From the first line of the data down to and including the line with "(0,0) rectangle (1302,572);", copy everything exactly, leaving out pictures.

▶ _SOURCE DATA_
>>>>>
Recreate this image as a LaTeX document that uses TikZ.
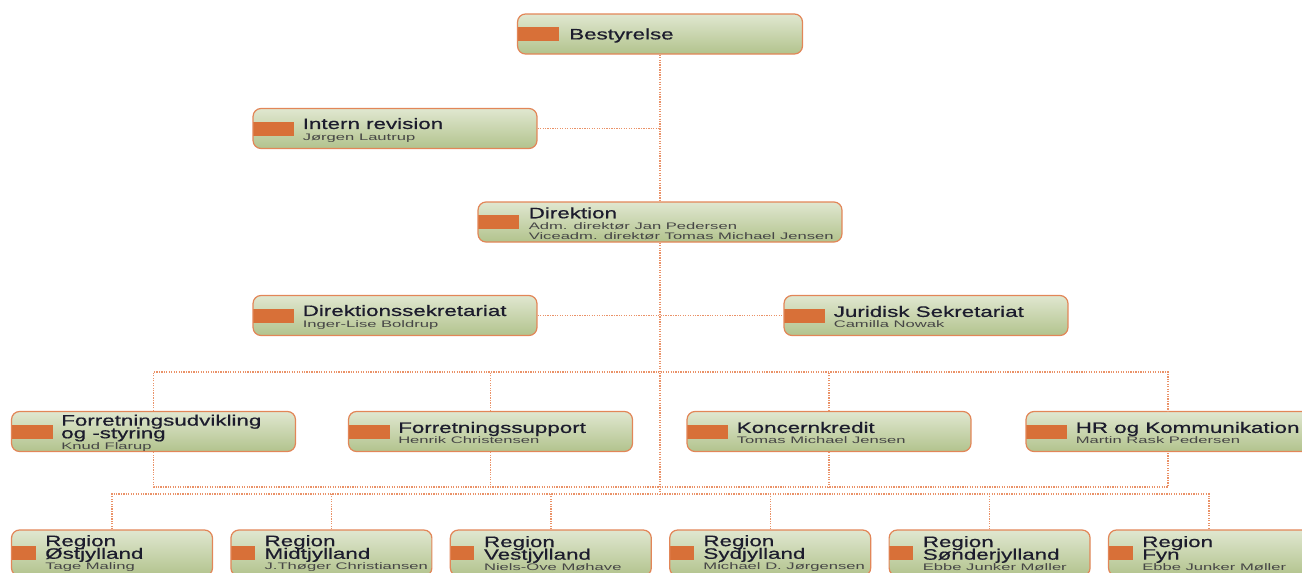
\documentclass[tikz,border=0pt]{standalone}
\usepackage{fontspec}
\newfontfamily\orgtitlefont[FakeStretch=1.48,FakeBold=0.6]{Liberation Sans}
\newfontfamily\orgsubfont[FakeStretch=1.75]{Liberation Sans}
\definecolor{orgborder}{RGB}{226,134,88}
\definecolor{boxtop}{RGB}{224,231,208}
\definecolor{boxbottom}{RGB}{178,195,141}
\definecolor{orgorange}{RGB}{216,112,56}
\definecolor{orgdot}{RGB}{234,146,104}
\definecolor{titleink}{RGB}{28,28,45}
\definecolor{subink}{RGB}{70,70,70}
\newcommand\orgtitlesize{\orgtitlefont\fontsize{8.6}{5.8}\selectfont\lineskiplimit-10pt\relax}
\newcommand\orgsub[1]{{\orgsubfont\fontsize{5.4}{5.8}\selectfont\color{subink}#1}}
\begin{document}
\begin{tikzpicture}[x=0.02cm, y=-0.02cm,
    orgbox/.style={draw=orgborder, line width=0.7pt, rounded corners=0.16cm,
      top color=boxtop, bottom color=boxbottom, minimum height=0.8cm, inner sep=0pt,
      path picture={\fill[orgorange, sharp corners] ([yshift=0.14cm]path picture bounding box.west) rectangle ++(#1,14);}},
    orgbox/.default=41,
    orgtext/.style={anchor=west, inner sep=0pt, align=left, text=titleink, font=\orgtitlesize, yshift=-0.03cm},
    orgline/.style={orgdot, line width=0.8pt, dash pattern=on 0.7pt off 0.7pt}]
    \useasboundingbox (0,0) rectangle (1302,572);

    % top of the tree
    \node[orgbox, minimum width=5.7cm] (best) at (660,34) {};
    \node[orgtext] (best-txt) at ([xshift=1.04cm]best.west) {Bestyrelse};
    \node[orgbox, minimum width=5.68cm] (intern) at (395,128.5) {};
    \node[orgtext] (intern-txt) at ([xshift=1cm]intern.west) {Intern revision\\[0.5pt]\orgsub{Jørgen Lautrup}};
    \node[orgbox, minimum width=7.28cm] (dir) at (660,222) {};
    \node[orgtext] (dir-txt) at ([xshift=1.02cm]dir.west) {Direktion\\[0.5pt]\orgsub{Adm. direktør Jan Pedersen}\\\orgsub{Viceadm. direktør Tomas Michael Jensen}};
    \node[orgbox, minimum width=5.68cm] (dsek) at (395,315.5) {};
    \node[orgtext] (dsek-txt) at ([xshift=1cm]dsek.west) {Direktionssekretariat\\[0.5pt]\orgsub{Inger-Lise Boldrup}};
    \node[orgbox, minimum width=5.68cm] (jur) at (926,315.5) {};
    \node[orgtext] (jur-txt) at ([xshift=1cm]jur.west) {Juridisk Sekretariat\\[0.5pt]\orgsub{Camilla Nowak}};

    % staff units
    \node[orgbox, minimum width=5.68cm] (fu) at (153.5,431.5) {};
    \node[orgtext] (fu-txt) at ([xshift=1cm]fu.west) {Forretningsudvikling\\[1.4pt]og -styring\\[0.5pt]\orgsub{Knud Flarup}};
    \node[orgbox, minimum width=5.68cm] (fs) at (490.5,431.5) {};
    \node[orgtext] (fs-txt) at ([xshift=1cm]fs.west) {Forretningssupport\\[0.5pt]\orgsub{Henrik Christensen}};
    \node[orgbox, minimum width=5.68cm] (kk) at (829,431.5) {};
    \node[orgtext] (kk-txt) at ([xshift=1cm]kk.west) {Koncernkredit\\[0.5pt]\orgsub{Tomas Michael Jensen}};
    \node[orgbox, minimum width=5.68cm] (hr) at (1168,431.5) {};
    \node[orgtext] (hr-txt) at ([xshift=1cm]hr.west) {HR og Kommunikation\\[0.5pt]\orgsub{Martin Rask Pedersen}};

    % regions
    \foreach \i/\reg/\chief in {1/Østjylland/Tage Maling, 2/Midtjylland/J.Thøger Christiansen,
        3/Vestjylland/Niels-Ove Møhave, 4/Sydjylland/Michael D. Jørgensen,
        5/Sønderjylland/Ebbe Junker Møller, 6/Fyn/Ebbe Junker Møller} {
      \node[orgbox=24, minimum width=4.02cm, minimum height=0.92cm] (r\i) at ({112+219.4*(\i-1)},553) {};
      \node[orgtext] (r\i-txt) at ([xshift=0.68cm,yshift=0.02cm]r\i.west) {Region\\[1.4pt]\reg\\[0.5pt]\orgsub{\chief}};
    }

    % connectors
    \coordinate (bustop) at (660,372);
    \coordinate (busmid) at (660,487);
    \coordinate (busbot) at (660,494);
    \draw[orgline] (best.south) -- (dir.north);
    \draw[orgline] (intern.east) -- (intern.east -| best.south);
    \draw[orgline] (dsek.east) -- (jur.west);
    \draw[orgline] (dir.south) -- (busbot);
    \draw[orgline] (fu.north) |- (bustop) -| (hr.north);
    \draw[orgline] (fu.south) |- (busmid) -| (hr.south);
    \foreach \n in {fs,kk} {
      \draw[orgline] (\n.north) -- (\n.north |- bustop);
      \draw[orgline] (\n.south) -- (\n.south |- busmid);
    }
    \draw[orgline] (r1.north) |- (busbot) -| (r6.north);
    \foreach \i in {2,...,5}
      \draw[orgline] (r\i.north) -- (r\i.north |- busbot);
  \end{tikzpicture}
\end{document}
<<<<<
▶ _SOLUTION TO THIS TASK_
Recreate this image as a LaTeX document that uses TikZ.
\documentclass[tikz,border=0pt]{standalone}
\usepackage{fontspec}
\newfontfamily\orgtitlefont[FakeStretch=1.48,FakeBold=0.6]{Liberation Sans}
\newfontfamily\orgsubfont[FakeStretch=1.75]{Liberation Sans}
\definecolor{orgborder}{RGB}{226,134,88}
\definecolor{boxtop}{RGB}{224,231,208}
\definecolor{boxbottom}{RGB}{178,195,141}
\definecolor{orgorange}{RGB}{216,112,56}
\definecolor{orgdot}{RGB}{234,146,104}
\definecolor{titleink}{RGB}{28,28,45}
\definecolor{subink}{RGB}{70,70,70}
\newcommand\orgtitlesize{\orgtitlefont\fontsize{8.6}{5.8}\selectfont\lineskiplimit-10pt\relax}
\newcommand\orgsub[1]{{\orgsubfont\fontsize{5.4}{5.8}\selectfont\color{subink}#1}}
\begin{document}
\begin{tikzpicture}[x=0.02cm, y=-0.02cm,
    orgbox/.style={draw=orgborder, line width=0.7pt, rounded corners=0.16cm,
      top color=boxtop, bottom color=boxbottom, minimum height=0.8cm, inner sep=0pt,
      path picture={\fill[orgorange, sharp corners] ([yshift=0.14cm]path picture bounding box.west) rectangle ++(#1,14);}},
    orgbox/.default=41,
    orgtext/.style={anchor=west, inner sep=0pt, align=left, text=titleink, font=\orgtitlesize, yshift=-0.03cm},
    orgline/.style={orgdot, line width=0.8pt, dash pattern=on 0.7pt off 0.7pt}]
    \useasboundingbox (0,0) rectangle (1302,572);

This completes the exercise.